In this example, I wish the z_proto
could be global for different GPUs. However, in the data parallel mode, it is split into different GPUs as well. How to solve such a problem? Thank you.
class SequencePrototypeTokenClassification(nn.Module):
def __init__(self,seq_model, label_num):
super(SequencePrototypeTokenClassification, self).__init__()
self.seq_model = seq_model
self.label_num = label_num
def forward(self, input_ids, token_type_ids, attention_mask, labels, z_proto, n_query, target_inds):
z, _ = self.seq_model(input_ids, token_type_ids, attention_mask, output_all_encoded_layers=False)
z_dim = z.size(-1)
zq = z.squeeze().view(-1, z_dim)
dists = euclidean_dist(zq, z_proto)
log_p_y = F.log_softmax(-dists, dim=1).view(-1, self.label_num)

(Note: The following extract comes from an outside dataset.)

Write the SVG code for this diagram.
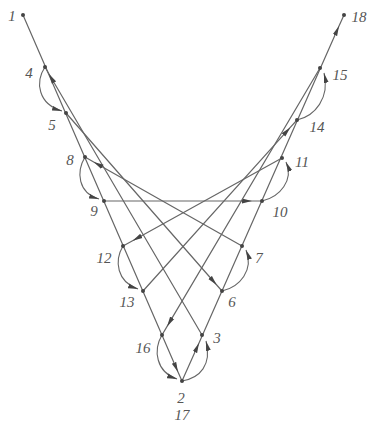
<svg xmlns="http://www.w3.org/2000/svg" width="374" height="432" viewBox="0 0 374 432">
<defs>
<marker id="ar" viewBox="0 0 10 6" refX="10" refY="3" markerWidth="10" markerHeight="6" markerUnits="userSpaceOnUse" orient="auto">
<path d="M0,0.6 L10,3 L0,5.4 z" fill="#444"/>
</marker>
</defs>
<style>
.ln{fill:none;stroke:#666;stroke-width:1.2;marker-mid:url(#ar)}
.arc{fill:none;stroke:#666;stroke-width:1.1;marker-end:url(#ar)}
.pt{fill:#444}
text{font-family:"Liberation Serif","DejaVu Serif",serif;font-style:italic;font-size:15px;fill:#555;text-anchor:middle}
</style>
<rect width="374" height="432" fill="#fff"/>
<g id="connectors">
<path class="ln" d="M23,15 L178,372 L182,381"/>
<path class="ln" d="M202,335 L49,74 L45,67"/>
<path class="ln" d="M66,113 L216.7,285 L222,291"/>
<path class="ln" d="M242,246 L93.7,161.9 L85,157"/>
<path class="ln" d="M104,201 L252,201 L262,201"/>
<path class="ln" d="M282,158 L132.6,240.7 L123,246"/>
<path class="ln" d="M143,291 L290.3,127.4 L297,120"/>
<path class="ln" d="M320,68 L167.1,326.4 L162,335"/>
<path class="ln" d="M182,381 L199,343 L339,26 L344,15"/>
<path class="arc" d="M45,67 C35,82 38,104 62,111"/>
<path class="arc" d="M85,157 C76,172 78,193 99,199"/>
<path class="arc" d="M123,246 C114,261 117,282 138,289"/>
<path class="arc" d="M162,335 C153,350 156,372 177,379"/>
<path class="arc" d="M182,381 C200,378 212,365 206,341"/>
<path class="arc" d="M222,291 C240,287 254,270 246,250"/>
<path class="arc" d="M262,201 C280,197 294,180 286,162"/>
<path class="arc" d="M297,120 C315,116 330,98 324,73"/>
</g>
<g id="n1"><circle class="pt" cx="23" cy="15" r="2"/><text x="12" y="21">1</text></g>
<g id="n4"><circle class="pt" cx="45" cy="67" r="2"/><text x="29" y="78">4</text></g>
<g id="n5"><circle class="pt" cx="66" cy="113" r="2"/><text x="52" y="130">5</text></g>
<g id="n8"><circle class="pt" cx="85" cy="157" r="2"/><text x="70" y="165">8</text></g>
<g id="n9"><circle class="pt" cx="104" cy="201" r="2"/><text x="94" y="216">9</text></g>
<g id="n12"><circle class="pt" cx="123" cy="246" r="2"/><text x="104" y="263">12</text></g>
<g id="n13"><circle class="pt" cx="143" cy="291" r="2"/><text x="127" y="307">13</text></g>
<g id="n16"><circle class="pt" cx="162" cy="335" r="2"/><text x="143" y="353">16</text></g>
<g id="n2"><circle class="pt" cx="182" cy="381" r="2"/><text x="181" y="403">2</text><text x="182" y="420">17</text></g>
<g id="n3"><circle class="pt" cx="202" cy="335" r="2"/><text x="217" y="343">3</text></g>
<g id="n6"><circle class="pt" cx="222" cy="291" r="2"/><text x="232" y="307">6</text></g>
<g id="n7"><circle class="pt" cx="242" cy="246" r="2"/><text x="259" y="263">7</text></g>
<g id="n10"><circle class="pt" cx="262" cy="201" r="2"/><text x="280" y="217">10</text></g>
<g id="n11"><circle class="pt" cx="282" cy="158" r="2"/><text x="302" y="167">11</text></g>
<g id="n14"><circle class="pt" cx="297" cy="120" r="2"/><text x="317" y="132">14</text></g>
<g id="n15"><circle class="pt" cx="320" cy="68" r="2"/><text x="340" y="80">15</text></g>
<g id="n18"><circle class="pt" cx="344" cy="15" r="2"/><text x="359" y="22">18</text></g>
</svg>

loss_val = -log_p_y.gather(1, self.target_inds).squeeze().view(-1).mean()
_, y_hat = log_p_y.max(1)
return loss_val, y_hat
It turns out the DataParallel
would only replicate the nn.Parameter
of the nn.Module
. So I random initialized a nn.Parameter
named z_proto
in the module and copy the value of tensor z_proto
into the parameter. Then the parameter is replicated into 4 GPUs.